**Set exercise**
Retype word for word the first line of the listing and each line after it up to the line with "93.3, 94, 96];", with the pictures taken out.

* START Given data *

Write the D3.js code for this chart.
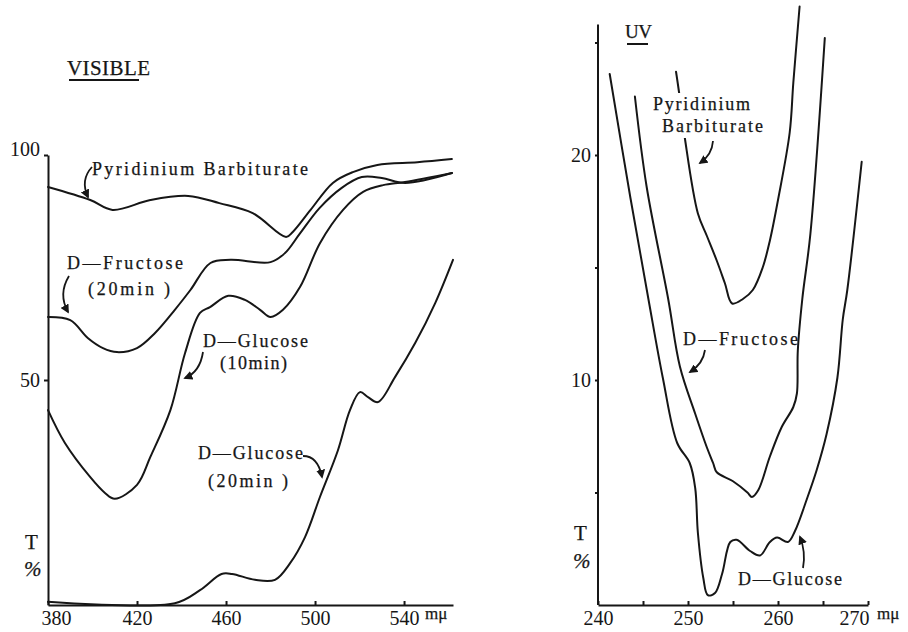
<!DOCTYPE html>
<html>
<head>
<meta charset="utf-8">
<script src="https://cdn.jsdelivr.net/npm/d3@7"></script>
<style>
  body { margin: 0; background: #fff; }
  svg { display: block; font-family: 'Liberation Serif', 'DejaVu Serif', serif; }
  .curve { fill: none; stroke: #161616; stroke-width: 2; stroke-linejoin: round; stroke-linecap: round; }
  .axis path, .axis line { stroke: #161616; stroke-width: 2; }
  .axis text { font-family: 'Liberation Serif', serif; font-size: 20px; fill: #161616; }
  .label { fill: #161616; stroke: #161616; stroke-width: 0.25; }
  .arrow { fill: none; stroke: #161616; stroke-width: 1.8; }
</style>
</head>
<body>
<svg width="908" height="632"></svg>
<script>
// ---- VISIBLE panel (wavelength mμ, transmittance %) ----
const visPyridNm = [380, 399, 409, 426, 443, 457, 472, 487, 490, 498, 508, 517, 528, 546, 561.5];
const visPyridT  = [92.9, 90, 87.8, 90, 90.9, 89.3, 87.1, 81.8, 82.9, 87.8, 93.8, 96.2, 97.8, 98.4, 99.1];

const visFrucNm = [380, 390, 398, 404.7, 411, 420, 428, 437, 444, 453, 462, 480, 486.5, 493, 502, 512, 521, 530, 540.5, 561.5];
const visFrucT  = [64, 63.3, 59.3, 57.1, 56.2, 57.1, 60.4, 65.6, 70, 76, 76.7, 76.2, 78.2, 82.4, 88.2, 92.7, 95.1, 94.9, 93.8, 96];

const visGlu10Nm = [380, 387.6, 399, 405.6, 410, 420, 426, 435, 441.6, 448.3, 452.8, 461, 468.5, 475.3, 480, 485.6, 493.3, 502.2, 512.6, 521.6, 530.6, 540.4, 561.6];
const visGlu10T  = [43.3, 36, 28.4, 24.9, 23.6, 26.7, 32.9, 43.3, 56, 64.9, 66.2, 68.7, 67.8, 65.6, 64, 65.6, 70.7, 80.4, 87.8, 91.8, 93.3, 94, 96];

const visGlu20Nm = [380, 437, 448.3, 458, 462.7, 473, 482, 488.8, 495.5, 502.2, 510.3, 515.7, 520.2, 523.8, 528.3, 536, 545, 554, 562];
const visGlu20T  = [0.7, 0.4, 3.3, 6.9, 6.9, 5.6, 5.6, 9.3, 15.1, 24, 34.4, 43.3, 47.3, 46.2, 45.1, 50.7, 58.2, 67.1, 76.7];

const visXTicks = [380, 420, 460, 500, 540];
const visYTicks = [50, 100];

// ---- UV panel ----
const uvPyridNm = [248.67, 249, 249.67, 251.1, 252.1, 253.2, 254.1, 254.9, 256.1, 257.2, 258.3, 259.1, 260, 261.3, 261.7, 262.4];
const uvPyridT  = [23.7, 22.8, 20.7, 17.4, 16.4, 15.3, 14.3, 13.4, 13.6, 14, 15, 16.2, 18, 21, 23.2, 26.6];

const uvFrucNm = [244.1, 245.4, 247.8, 249.1, 250.8, 252.1, 252.8, 253.2, 255, 256.6, 257.1, 257.8, 259.1, 260.4, 261.7, 262.1, 262.2, 262.7, 263.6, 265.2];
const uvFrucT  = [22.6, 18.6, 13.6, 10.6, 8.5, 7, 6.3, 5.9, 5.5, 5, 4.8, 5.1, 6.6, 7.9, 8.8, 9.4, 11.3, 13.6, 16.5, 25.2];

const uvGluNm = [241.3, 243.6, 245.6, 247.2, 248.8, 250.2, 250.8, 251.1, 251.7, 252.2, 253, 253.8, 254.7, 255.4, 256.9, 258, 259.1, 259.9, 261.1, 261.9, 263.2, 264.3, 265.4, 266.6, 267.2, 267.7, 269.3];
const uvGluT  = [23.6, 18.1, 13.6, 10.1, 7.2, 6.3, 5.2, 3.2, 1.2, 0.44, 0.53, 1.4, 2.8, 2.9, 2.4, 2.2, 2.8, 3, 2.8, 3.3, 4.7, 6, 7.6, 10.1, 12.7, 14, 19.7];

const uvXTicks = [240, 245, 250, 255, 260, 265, 270];
const uvYTicks = [5, 10, 15, 20, 25];

const svg = d3.select('svg');
const ink = '#161616';

svg.append('defs').append('marker')
    .attr('id', 'head')
    .attr('viewBox', '0 0 10 10')
    .attr('refX', 8).attr('refY', 5)
    .attr('markerWidth', 5).attr('markerHeight', 5)
    .attr('orient', 'auto')
  .append('path')
    .attr('d', 'M0,0 L10,5 L0,10 z')
    .attr('fill', ink);

const line = (x, y) => d3.line()
  .x(d => x(d[0]))
  .y(d => y(d[1]))
  .curve(d3.curveCatmullRom.alpha(0.5));

// ---------- left panel ----------
const xL = d3.scaleLinear().domain([380, 562]).range([48, 453]);
const yL = d3.scaleLinear().domain([0, 100]).range([605, 155]);

const gL = svg.append('g');

const yAxisL = gL.append('g').attr('class', 'axis')
  .attr('transform', `translate(${xL(380)},0)`)
  .call(d3.axisLeft(yL).tickValues(visYTicks).tickSize(4).tickSizeOuter(0).tickPadding(4));
yAxisL.selectAll('.tick text').filter(d => d === 100).attr('dy', '0');

const xAxisL = gL.append('g').attr('class', 'axis')
  .attr('transform', `translate(0,${yL(0)})`)
  .call(d3.axisBottom(xL).tickValues(visXTicks).tickSize(-4).tickSizeOuter(0).tickPadding(6));
xAxisL.selectAll('.tick text').filter(d => d === 380).attr('dx', 8);

[[visPyridNm, visPyridT], [visFrucNm, visFrucT], [visGlu10Nm, visGlu10T], [visGlu20Nm, visGlu20T]]
  .forEach(([nm, t]) => {
    gL.append('path').attr('class', 'curve').attr('d', line(xL, yL)(d3.zip(nm, t)));
  });

// ---------- right panel ----------
const xR = d3.scaleLinear().domain([240, 270]).range([598, 868]);
const yR = d3.scaleLinear().domain([0, 25.8]).range([605, 24.5]);

const gR = svg.append('g');

gR.append('g').attr('class', 'axis')
  .attr('transform', `translate(${xR(240)},0)`)
  .call(d3.axisLeft(yR).tickValues(uvYTicks).tickSize(3).tickSizeOuter(0).tickPadding(4)
    .tickFormat(d => (d % 10 === 0 ? d : '')));
gR.select('.axis .domain').attr('d', `M0,${yR(0)}V${yR(25.8)}`);

const xAxisR = gR.append('g').attr('class', 'axis')
  .attr('transform', `translate(0,${yR(0)})`)
  .call(d3.axisBottom(xR).tickValues(uvXTicks).tickSize(-4).tickSizeOuter(0).tickPadding(6)
    .tickFormat(d => (d % 10 === 0 ? d : '')));
xAxisR.selectAll('.tick text').filter(d => d === 270).attr('text-anchor', 'end').attr('dx', 1);

[[uvPyridNm, uvPyridT], [uvFrucNm, uvFrucT], [uvGluNm, uvGluT]]
  .forEach(([nm, t]) => {
    gR.append('path').attr('class', 'curve').attr('d', line(xR, yR)(d3.zip(nm, t)));
  });

// ---------- text and arrows ----------
const text = (x, y, str, len, size) => {
  const t = svg.append('text')
    .attr('class', 'label')
    .attr('x', x).attr('y', y)
    .style('font-size', (size || 18) + 'px')
    .text(str);
  if (len) t.attr('textLength', len).attr('lengthAdjust', 'spacing');
  return t;
};

const arrow = d => svg.append('path').attr('class', 'arrow')
  .attr('d', d).attr('marker-end', 'url(#head)');

// titles
text(67, 75, 'VISIBLE', 83, 21);
svg.append('line').attr('x1', 69).attr('x2', 139).attr('y1', 80).attr('y2', 80)
  .attr('stroke', ink).attr('stroke-width', 2);
text(625, 38, 'UV', 27, 19);
svg.append('line').attr('x1', 627).attr('x2', 648).attr('y1', 44).attr('y2', 44)
  .attr('stroke', ink).attr('stroke-width', 2);

// axis units
text(25, 549, 'T', null, 21);
text(24, 576, '%', null, 21).style('font-style', 'italic');
text(574, 540, 'T', null, 21);
text(573, 568, '%', null, 21).style('font-style', 'italic');
text(425, 619, 'mμ', null, 17);
text(877, 619, 'mμ', null, 17);

// left curve labels
text(92, 175, 'Pyridinium Barbiturate', 216);
arrow('M92,167 Q80,180 88,197');
text(67, 269, 'D—Fructose', 116);
text(88, 295, '(20min )', 82);
arrow('M69,276 Q58,294 68,312');
text(203, 347, 'D—Glucose', 105);
text(220, 369, '(10min)', 67);
arrow('M203,352 Q200,372 185,378');
text(198, 459, 'D—Glucose', 105);
text(208, 487, '(20min )', 80);
arrow('M303,456 Q318,456 322,477');

// right curve labels (white block gives the break in the curve)
svg.append('rect').attr('x', 650).attr('y', 93).attr('width', 116).attr('height', 45).attr('fill', '#fff');
text(653, 110, 'Pyridinium', 97);
text(662, 132, 'Barbiturate', 101);
arrow('M713,141 Q712,155 700,163');
text(683, 345, 'D—Fructose', 115);
arrow('M705,350 Q703,364 690,372');
text(738, 585, 'D—Glucose', 104);
arrow('M803,568 Q806,552 800,537');
</script>
</body>
</html>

* END Given data *

**Reply**
Write the D3.js code for this chart.
<!DOCTYPE html>
<html>
<head>
<meta charset="utf-8">
<script src="https://cdn.jsdelivr.net/npm/d3@7"></script>
<style>
  body { margin: 0; background: #fff; }
  svg { display: block; font-family: 'Liberation Serif', 'DejaVu Serif', serif; }
  .curve { fill: none; stroke: #161616; stroke-width: 2; stroke-linejoin: round; stroke-linecap: round; }
  .axis path, .axis line { stroke: #161616; stroke-width: 2; }
  .axis text { font-family: 'Liberation Serif', serif; font-size: 20px; fill: #161616; }
  .label { fill: #161616; stroke: #161616; stroke-width: 0.25; }
  .arrow { fill: none; stroke: #161616; stroke-width: 1.8; }
</style>
</head>
<body>
<svg width="908" height="632"></svg>
<script>
// ---- VISIBLE panel (wavelength mμ, transmittance %) ----
const visPyridNm = [380, 399, 409, 426, 443, 457, 472, 487, 490, 498, 508, 517, 528, 546, 561.5];
const visPyridT  = [92.9, 90, 87.8, 90, 90.9, 89.3, 87.1, 81.8, 82.9, 87.8, 93.8, 96.2, 97.8, 98.4, 99.1];

const visFrucNm = [380, 390, 398, 404.7, 411, 420, 428, 437, 444, 453, 462, 480, 486.5, 493, 502, 512, 521, 530, 540.5, 561.5];
const visFrucT  = [64, 63.3, 59.3, 57.1, 56.2, 57.1, 60.4, 65.6, 70, 76, 76.7, 76.2, 78.2, 82.4, 88.2, 92.7, 95.1, 94.9, 93.8, 96];

const visGlu10Nm = [380, 387.6, 399, 405.6, 410, 420, 426, 435, 441.6, 448.3, 452.8, 461, 468.5, 475.3, 480, 485.6, 493.3, 502.2, 512.6, 521.6, 530.6, 540.4, 561.6];
const visGlu10T  = [43.3, 36, 28.4, 24.9, 23.6, 26.7, 32.9, 43.3, 56, 64.9, 66.2, 68.7, 67.8, 65.6, 64, 65.6, 70.7, 80.4, 87.8, 91.8, 93.3, 94, 96];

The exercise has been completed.